On July 28, 2014, the Boston Globe reported that Arthur T. Demoulas was the only remaining bidder for the 50.5% stake of the company held by the family of Arthur S. Demoulas. All previous offers by outside parties to buy the company had been withdrawn, and the board was reportedly "furiously negotiating" with Arthur T. to resolve the situation. The board denied this report, claiming that several offers were still being considered.

On August 13, 2014, Massachusetts Governor Deval Patrick announced that he had spoken with Arthur T. Demoulas and that it seemed that both sides were close to reaching an agreement that would allow Demoulas to purchase a controlling share of the company. He urged Market Basket employees to "stabilize the company" by returning to work while a deal was finalized. Patrick came under fire for suggesting employees return to work, as his wife is a co-managing partner and labor attorney for Ropes & Gray, the law firm that represented Market Basket's independent board members. Patrick stated that he had not known that his wife's firm had worked for the Board of Directors and that once he became aware he filed a disclosure with the state ethics commission.

On August 17, 2014, Patrick and New Hampshire Governor Maggie Hassan met with both sides of the feud in an attempt to broker a deal.
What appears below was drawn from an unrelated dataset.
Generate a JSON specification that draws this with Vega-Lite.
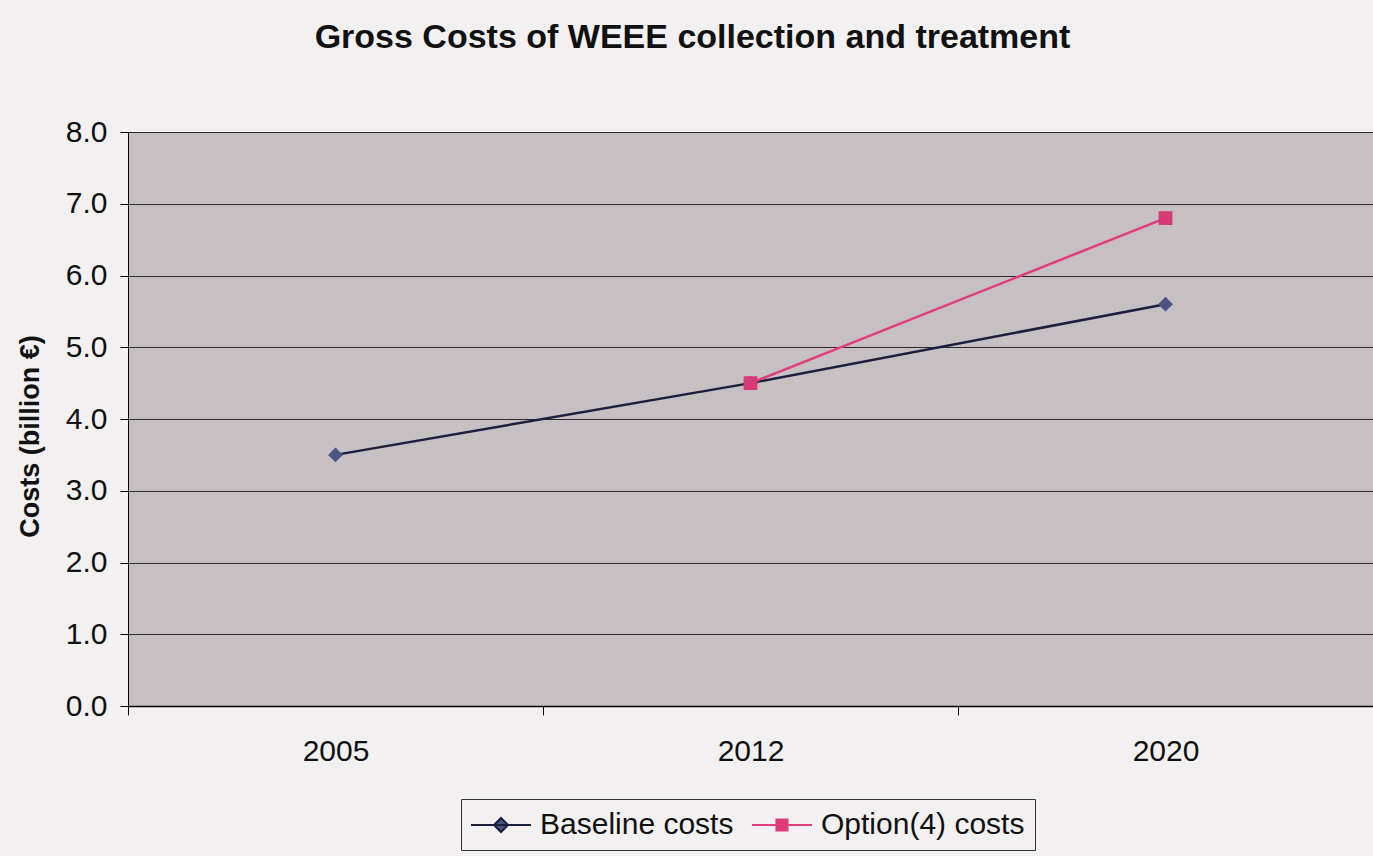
{
  "$schema": "https://vega.github.io/schema/vega-lite/v6.json",
  "width": 1245,
  "height": 574,
  "autosize": {"type": "none"},
  "padding": {"left": 128, "top": 132, "right": 0, "bottom": 150},
  "background": "#f2f0f1",
  "title": {
    "text": "Gross Costs of WEEE collection and treatment",
    "font": "Liberation Sans",
    "fontSize": 34,
    "fontWeight": "bold",
    "color": "#111111",
    "anchor": "middle",
    "frame": "group",
    "dx": -58,
    "offset": 35,
    "baseline": "alphabetic"
  },
  "config": {
    "view": {"fill": "#c6c0c3", "stroke": null},
    "font": "Liberation Sans"
  },
  "data": {
    "values": [
      {"year": "2005", "series": "Baseline costs", "cost": 3.5},
      {"year": "2012", "series": "Baseline costs", "cost": 4.5},
      {"year": "2020", "series": "Baseline costs", "cost": 5.6},
      {"year": "2012", "series": "Option(4) costs", "cost": 4.5},
      {"year": "2020", "series": "Option(4) costs", "cost": 6.8}
    ]
  },
  "encoding": {
    "x": {
      "field": "year",
      "type": "nominal",
      "scale": {"type": "band", "paddingInner": 0, "paddingOuter": 0},
      "axis": {
        "title": null,
        "labelAngle": 0,
        "tickBand": "extent",
        "grid": false,
        "domainColor": "#000000",
        "domainWidth": 1.5,
        "tickColor": "#000000",
        "tickSize": 9,
        "labelPadding": 21,
        "labelFontSize": 30,
        "labelFont": "Liberation Sans",
        "labelColor": "#111111"
      }
    },
    "y": {
      "field": "cost",
      "type": "quantitative",
      "scale": {"domain": [0, 8], "nice": false},
      "axis": {
        "title": "Costs (billion €)",
        "values": [0, 1, 2, 3, 4, 5, 6, 7, 8],
        "format": ".1f",
        "grid": true,
        "gridColor": "#2e2a2c",
        "gridWidth": 1,
        "gridOpacity": 1,
        "domainColor": "#000000",
        "tickColor": "#000000",
        "tickSize": 8,
        "labelPadding": 13,
        "labelFontSize": 30,
        "labelFont": "Liberation Sans",
        "labelColor": "#111111",
        "titleFont": "Liberation Sans",
        "titleFontSize": 27,
        "titleFontWeight": "bold",
        "titleColor": "#111111",
        "titleAngle": 270,
        "titleX": -98,
        "titleY": 304,
        "titleAlign": "center",
        "titleBaseline": "middle"
      }
    }
  },
  "layer": [
    {
      "mark": {"type": "line", "strokeWidth": 2.5},
      "encoding": {
        "color": {
          "field": "series",
          "type": "nominal",
          "scale": {"domain": ["Baseline costs", "Option(4) costs"], "range": ["#1a1f3e", "#e23d7c"]},
          "legend": {
            "orient": "none",
            "legendX": 333,
            "legendY": 667,
            "direction": "horizontal",
            "title": null,
            "padding": 10,
            "strokeColor": "#333333",
            "labelFontSize": 30,
            "labelFont": "Liberation Sans",
            "labelColor": "#111111",
            "labelLimit": 400,
            "symbolSize": 900,
            "symbolStrokeWidth": 2,
            "symbolOffset": 14,
            "labelOffset": 23,
            "columnPadding": 14,
            "encode": {
              "symbols": {
                "update": {
                  "shape": {"signal": "datum.value === 'Baseline costs' ? 'M-2,0H2M0,-0.47L0.47,0L0,0.47L-0.47,0Z' : 'M-2,0H2M-0.37,-0.37H0.37V0.37H-0.37Z'"},
                  "fill": {"signal": "datum.value === 'Baseline costs' ? '#4a5585' : '#d83a78'"},
                  "fillOpacity": {"value": 1},
                  "strokeWidth": {"value": 2}
                }
              }
            }
          }
        }
      }
    },
    {
      "transform": [{"filter": "datum.series === 'Baseline costs'"}],
      "mark": {"type": "point", "filled": true, "opacity": 1, "size": 220, "shape": "diamond", "color": "#4a5585"}
    },
    {
      "transform": [{"filter": "datum.series === 'Option(4) costs'"}],
      "mark": {"type": "point", "filled": true, "opacity": 1, "size": 190, "shape": "square", "color": "#d83a78"}
    }
  ]
}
On August 22, 2014, Arthur T. made a $1.5 billion offer for the 50.5% of shares owned by the opposing side of the family; several subsequent days of negotiations initially failed to reach an accord. The company was estimated to be in "dire" financial straits due to the months of protests. According to one estimate, the company lost $10 million a day during the protests.

===Sale to Arthur T. Demoulas===
On August 27, 2014, the shareholders of Market Basket reached a deal to sell the remaining 50.5% shares of the company to Arthur T. Demoulas for $1.5 billion. According to Fortune, Demoulas was backed by The Blackstone Group, a private equity firm that put up over $500 million towards the purchase price. However, according to the Boston Globe, a source reported there was no private equity involved. The sale was officially completed on December 12, 2014.